GIVEN PROBLEM: Assemble all lines in which the string "this" appears.

STORED ROWS:
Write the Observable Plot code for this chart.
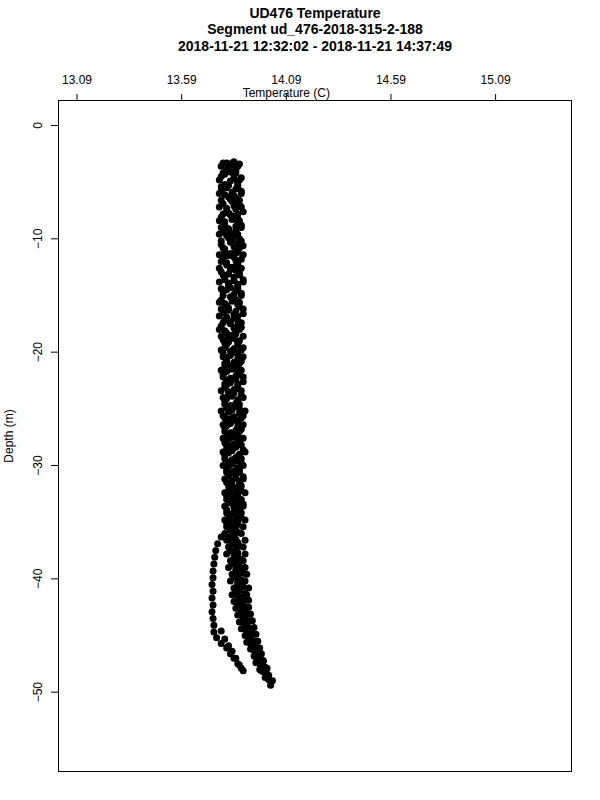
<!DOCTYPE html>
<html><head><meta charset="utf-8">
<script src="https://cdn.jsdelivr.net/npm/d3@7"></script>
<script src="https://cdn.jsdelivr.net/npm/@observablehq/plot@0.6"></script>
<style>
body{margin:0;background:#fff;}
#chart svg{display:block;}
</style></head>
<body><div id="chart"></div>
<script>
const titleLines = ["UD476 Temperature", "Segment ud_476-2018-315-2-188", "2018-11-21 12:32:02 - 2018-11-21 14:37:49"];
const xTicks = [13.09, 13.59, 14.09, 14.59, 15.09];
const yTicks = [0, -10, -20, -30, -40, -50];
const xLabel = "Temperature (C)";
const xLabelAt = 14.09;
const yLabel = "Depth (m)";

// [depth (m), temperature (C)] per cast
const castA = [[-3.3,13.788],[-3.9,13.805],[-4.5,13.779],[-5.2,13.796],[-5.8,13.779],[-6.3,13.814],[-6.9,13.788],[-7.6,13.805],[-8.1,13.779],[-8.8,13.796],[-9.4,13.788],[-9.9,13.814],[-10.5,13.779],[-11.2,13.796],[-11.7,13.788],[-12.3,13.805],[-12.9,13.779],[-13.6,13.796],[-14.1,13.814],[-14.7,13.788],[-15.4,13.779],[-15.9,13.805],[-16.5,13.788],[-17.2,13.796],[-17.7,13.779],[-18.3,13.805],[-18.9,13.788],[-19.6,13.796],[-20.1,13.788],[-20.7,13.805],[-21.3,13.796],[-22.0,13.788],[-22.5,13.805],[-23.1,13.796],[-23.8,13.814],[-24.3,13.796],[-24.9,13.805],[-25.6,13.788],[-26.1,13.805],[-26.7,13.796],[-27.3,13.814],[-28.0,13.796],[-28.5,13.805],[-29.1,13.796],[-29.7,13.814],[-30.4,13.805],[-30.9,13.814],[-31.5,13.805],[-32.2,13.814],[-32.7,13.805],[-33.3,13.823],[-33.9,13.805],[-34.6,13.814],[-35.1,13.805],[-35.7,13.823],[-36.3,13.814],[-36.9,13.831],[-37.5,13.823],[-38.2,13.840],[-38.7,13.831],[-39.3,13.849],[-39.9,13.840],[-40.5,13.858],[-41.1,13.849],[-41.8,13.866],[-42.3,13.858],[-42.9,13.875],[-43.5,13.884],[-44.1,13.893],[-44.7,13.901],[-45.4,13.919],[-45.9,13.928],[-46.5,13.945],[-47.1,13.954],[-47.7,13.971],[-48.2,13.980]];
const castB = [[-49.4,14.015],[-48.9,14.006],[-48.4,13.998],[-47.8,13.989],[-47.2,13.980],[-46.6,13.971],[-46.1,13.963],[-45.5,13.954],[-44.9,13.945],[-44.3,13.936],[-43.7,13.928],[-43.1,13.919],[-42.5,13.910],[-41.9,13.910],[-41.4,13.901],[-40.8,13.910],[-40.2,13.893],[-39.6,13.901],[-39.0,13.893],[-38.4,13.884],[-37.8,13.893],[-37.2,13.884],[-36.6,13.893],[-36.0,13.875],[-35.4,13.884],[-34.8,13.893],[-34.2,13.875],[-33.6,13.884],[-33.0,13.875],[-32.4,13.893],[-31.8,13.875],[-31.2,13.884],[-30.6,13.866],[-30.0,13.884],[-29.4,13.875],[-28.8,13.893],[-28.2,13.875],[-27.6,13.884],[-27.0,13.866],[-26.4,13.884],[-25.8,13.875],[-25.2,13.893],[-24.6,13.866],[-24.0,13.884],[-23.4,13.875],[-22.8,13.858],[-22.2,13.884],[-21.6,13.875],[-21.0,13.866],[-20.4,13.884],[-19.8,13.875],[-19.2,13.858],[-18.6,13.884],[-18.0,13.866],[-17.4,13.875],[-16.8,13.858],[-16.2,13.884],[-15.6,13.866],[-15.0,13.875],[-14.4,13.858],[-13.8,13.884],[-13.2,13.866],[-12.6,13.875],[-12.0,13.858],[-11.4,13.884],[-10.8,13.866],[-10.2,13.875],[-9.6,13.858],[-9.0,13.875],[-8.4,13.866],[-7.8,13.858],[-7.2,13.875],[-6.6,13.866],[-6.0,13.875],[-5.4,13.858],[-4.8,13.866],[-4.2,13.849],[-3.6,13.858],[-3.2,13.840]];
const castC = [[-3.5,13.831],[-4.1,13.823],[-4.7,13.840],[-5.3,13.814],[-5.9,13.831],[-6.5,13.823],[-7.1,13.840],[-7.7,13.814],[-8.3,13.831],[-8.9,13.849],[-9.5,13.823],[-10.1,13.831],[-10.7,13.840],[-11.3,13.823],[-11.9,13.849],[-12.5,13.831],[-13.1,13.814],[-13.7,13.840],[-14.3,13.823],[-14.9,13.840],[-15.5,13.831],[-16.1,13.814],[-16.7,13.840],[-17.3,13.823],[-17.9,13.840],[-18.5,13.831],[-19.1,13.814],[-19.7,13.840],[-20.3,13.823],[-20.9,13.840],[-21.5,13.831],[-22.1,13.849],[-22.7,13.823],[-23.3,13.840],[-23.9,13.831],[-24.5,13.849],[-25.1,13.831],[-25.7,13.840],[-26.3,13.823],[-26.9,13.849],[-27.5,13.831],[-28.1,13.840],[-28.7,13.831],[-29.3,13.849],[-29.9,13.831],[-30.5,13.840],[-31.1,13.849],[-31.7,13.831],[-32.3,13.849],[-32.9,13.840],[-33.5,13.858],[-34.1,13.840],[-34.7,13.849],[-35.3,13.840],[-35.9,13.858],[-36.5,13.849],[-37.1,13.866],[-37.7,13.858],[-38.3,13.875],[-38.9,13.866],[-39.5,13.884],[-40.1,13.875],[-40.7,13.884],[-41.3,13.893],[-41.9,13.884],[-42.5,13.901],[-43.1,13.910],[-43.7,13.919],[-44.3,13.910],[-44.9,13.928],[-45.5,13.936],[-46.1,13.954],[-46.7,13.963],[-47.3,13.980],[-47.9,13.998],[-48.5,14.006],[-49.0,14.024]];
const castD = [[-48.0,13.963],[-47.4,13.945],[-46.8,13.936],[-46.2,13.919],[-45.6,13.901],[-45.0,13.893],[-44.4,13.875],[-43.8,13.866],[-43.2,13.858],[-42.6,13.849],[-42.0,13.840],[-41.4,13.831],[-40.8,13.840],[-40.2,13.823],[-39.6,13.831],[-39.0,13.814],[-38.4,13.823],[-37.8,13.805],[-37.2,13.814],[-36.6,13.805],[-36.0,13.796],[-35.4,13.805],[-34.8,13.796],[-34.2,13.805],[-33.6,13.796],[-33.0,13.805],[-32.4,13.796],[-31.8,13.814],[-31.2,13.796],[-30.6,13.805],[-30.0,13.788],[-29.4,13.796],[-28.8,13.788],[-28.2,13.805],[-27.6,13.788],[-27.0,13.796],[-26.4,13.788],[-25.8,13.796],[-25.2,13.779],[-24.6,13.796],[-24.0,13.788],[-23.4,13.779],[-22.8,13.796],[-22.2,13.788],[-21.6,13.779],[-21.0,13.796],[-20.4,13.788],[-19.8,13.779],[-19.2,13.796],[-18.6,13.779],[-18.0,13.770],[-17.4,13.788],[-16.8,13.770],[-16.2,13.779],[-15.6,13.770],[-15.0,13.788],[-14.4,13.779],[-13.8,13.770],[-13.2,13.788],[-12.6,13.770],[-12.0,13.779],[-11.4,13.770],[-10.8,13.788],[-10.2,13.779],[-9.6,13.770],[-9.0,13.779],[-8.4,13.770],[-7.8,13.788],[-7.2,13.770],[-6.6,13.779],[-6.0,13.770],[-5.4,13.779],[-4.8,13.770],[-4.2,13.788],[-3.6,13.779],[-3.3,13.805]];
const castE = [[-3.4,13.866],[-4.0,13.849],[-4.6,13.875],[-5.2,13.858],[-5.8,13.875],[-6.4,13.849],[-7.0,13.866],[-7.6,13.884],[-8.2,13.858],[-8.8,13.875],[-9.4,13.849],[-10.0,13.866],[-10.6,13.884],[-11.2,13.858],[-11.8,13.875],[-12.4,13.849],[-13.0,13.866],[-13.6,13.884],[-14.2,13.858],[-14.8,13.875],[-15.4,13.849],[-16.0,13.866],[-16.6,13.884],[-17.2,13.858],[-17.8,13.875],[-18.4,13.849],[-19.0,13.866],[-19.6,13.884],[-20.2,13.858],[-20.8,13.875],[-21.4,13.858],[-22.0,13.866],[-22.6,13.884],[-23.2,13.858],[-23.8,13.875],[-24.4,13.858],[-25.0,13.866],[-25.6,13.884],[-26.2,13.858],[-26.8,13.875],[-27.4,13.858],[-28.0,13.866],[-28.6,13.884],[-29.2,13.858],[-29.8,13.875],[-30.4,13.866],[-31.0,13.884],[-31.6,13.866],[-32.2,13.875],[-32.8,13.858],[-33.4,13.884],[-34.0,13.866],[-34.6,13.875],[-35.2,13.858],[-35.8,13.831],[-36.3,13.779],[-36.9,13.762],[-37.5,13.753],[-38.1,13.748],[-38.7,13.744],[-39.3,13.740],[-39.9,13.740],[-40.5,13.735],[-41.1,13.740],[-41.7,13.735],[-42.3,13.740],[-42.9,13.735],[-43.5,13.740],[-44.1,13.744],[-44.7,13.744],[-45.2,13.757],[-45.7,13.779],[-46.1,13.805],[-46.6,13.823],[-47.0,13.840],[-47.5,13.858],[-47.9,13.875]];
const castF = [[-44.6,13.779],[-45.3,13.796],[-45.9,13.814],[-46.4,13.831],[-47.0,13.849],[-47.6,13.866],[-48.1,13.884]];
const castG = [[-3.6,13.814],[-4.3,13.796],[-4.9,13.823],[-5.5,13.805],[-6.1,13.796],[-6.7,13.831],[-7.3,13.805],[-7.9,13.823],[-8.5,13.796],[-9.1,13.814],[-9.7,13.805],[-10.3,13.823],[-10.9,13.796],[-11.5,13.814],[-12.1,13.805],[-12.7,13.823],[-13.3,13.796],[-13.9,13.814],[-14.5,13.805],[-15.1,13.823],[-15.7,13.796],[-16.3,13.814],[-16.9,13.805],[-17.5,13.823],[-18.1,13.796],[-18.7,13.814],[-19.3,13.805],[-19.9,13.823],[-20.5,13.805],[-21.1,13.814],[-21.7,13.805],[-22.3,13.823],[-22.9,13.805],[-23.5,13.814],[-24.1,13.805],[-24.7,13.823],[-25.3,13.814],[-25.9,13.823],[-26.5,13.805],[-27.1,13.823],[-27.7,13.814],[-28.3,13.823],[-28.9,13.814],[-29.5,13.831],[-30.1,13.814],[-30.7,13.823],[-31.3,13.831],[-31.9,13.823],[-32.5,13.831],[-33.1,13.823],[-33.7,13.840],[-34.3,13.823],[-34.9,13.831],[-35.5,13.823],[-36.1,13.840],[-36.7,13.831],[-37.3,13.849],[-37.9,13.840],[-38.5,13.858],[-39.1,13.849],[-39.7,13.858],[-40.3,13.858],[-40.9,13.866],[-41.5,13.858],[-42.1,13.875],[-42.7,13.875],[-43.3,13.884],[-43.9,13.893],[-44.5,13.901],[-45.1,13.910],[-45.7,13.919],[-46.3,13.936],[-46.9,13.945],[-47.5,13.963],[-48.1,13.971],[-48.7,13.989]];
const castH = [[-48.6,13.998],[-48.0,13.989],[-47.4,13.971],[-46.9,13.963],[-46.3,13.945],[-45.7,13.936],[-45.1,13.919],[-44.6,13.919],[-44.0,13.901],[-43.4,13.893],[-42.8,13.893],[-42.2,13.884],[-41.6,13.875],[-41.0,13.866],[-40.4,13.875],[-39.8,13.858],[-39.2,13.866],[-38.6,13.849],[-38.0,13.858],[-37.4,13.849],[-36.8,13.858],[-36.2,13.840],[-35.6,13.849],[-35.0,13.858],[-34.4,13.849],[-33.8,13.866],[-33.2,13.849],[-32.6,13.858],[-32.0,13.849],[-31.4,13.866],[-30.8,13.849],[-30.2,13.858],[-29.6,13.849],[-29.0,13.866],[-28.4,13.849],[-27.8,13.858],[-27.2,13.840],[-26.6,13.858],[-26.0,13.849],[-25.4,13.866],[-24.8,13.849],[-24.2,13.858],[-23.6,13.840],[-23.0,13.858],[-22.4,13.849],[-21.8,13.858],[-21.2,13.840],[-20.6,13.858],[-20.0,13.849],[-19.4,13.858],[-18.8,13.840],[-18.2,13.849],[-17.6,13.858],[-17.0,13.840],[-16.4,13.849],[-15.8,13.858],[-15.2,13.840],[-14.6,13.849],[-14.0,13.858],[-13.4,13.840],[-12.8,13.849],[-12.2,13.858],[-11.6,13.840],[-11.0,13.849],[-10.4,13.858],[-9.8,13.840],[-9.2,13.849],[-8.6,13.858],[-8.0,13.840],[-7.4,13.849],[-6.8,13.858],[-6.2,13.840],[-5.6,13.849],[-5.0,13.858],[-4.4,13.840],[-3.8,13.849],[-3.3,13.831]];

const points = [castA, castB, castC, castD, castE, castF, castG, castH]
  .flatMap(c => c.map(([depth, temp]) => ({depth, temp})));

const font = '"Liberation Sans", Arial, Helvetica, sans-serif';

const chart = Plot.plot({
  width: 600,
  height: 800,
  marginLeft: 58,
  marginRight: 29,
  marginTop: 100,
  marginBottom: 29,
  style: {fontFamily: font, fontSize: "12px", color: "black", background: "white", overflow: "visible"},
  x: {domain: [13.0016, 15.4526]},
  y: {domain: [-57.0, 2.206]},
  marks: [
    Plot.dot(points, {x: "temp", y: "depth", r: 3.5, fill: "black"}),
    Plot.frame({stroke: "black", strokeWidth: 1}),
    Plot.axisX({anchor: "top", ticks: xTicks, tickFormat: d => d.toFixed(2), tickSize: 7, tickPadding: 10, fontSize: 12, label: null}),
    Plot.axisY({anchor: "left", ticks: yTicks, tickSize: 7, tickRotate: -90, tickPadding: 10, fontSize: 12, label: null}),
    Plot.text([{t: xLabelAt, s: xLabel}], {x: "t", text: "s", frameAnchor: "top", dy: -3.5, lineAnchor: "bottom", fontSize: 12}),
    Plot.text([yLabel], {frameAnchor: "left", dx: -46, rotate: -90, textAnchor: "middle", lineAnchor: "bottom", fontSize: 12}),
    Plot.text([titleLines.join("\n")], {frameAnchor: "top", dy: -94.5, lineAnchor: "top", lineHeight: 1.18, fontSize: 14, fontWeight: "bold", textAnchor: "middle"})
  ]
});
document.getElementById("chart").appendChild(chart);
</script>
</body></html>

---

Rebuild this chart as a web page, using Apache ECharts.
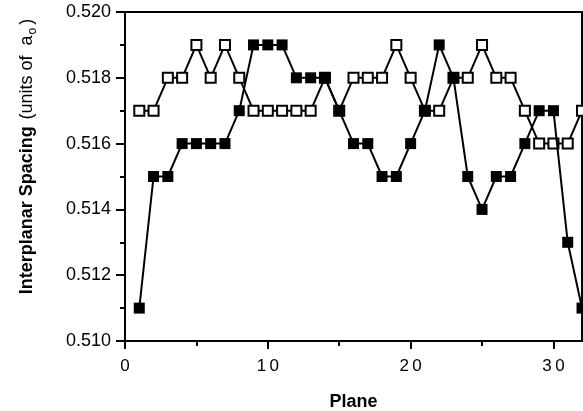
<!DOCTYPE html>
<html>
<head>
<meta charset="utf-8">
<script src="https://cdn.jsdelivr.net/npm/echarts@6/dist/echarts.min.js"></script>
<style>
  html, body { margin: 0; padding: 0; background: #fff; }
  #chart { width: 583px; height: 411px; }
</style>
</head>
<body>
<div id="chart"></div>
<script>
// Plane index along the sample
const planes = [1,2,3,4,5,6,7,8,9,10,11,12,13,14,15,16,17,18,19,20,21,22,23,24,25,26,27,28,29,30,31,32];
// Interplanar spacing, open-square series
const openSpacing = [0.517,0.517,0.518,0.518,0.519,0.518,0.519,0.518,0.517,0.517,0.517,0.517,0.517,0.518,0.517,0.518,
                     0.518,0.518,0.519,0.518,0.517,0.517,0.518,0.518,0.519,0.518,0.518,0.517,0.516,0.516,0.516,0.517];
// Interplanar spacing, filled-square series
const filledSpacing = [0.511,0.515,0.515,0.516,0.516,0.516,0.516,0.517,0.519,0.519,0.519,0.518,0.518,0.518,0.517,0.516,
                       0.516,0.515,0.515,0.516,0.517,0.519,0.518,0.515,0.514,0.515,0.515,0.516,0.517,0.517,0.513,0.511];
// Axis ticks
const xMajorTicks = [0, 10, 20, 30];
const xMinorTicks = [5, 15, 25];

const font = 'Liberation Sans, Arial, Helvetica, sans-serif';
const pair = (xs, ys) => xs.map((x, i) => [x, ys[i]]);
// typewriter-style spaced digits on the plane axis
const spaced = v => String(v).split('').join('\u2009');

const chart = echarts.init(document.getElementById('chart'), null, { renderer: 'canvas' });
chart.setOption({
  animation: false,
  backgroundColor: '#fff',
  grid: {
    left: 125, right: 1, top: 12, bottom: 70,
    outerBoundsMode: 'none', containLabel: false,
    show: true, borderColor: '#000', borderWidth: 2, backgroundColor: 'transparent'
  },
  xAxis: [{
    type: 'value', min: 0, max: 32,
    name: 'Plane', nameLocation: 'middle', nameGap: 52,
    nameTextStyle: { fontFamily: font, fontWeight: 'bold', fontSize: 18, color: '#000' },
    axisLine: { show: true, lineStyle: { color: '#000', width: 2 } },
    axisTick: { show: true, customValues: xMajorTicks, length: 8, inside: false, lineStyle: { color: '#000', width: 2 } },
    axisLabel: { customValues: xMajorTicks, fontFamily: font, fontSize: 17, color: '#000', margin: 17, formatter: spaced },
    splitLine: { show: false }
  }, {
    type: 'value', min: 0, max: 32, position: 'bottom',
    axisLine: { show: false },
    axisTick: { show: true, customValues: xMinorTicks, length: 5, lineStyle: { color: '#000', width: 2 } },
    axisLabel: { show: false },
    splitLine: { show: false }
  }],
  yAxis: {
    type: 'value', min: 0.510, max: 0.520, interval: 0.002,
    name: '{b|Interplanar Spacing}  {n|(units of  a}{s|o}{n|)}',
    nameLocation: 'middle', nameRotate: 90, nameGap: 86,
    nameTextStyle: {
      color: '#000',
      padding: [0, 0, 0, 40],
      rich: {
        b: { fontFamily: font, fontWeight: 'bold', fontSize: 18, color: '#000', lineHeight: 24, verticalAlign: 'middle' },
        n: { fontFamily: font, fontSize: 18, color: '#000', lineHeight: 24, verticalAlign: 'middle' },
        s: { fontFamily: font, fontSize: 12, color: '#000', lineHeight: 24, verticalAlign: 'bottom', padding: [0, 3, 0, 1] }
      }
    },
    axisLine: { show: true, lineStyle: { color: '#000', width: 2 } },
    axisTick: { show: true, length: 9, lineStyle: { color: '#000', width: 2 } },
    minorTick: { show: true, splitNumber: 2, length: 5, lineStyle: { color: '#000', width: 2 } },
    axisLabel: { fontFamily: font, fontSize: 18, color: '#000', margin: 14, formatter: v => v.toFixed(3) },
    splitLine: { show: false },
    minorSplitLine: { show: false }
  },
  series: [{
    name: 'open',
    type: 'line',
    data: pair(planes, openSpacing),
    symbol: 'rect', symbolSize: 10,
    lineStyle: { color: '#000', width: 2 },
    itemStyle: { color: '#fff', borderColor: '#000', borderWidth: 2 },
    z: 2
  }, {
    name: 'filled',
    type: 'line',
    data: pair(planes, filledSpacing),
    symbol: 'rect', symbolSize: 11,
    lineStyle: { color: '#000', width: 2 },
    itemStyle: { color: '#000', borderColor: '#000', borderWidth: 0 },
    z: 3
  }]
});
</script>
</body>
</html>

THE REPLY:
Write the Observable Plot code for this chart.
Rebuild this chart as a web page, using Apache ECharts.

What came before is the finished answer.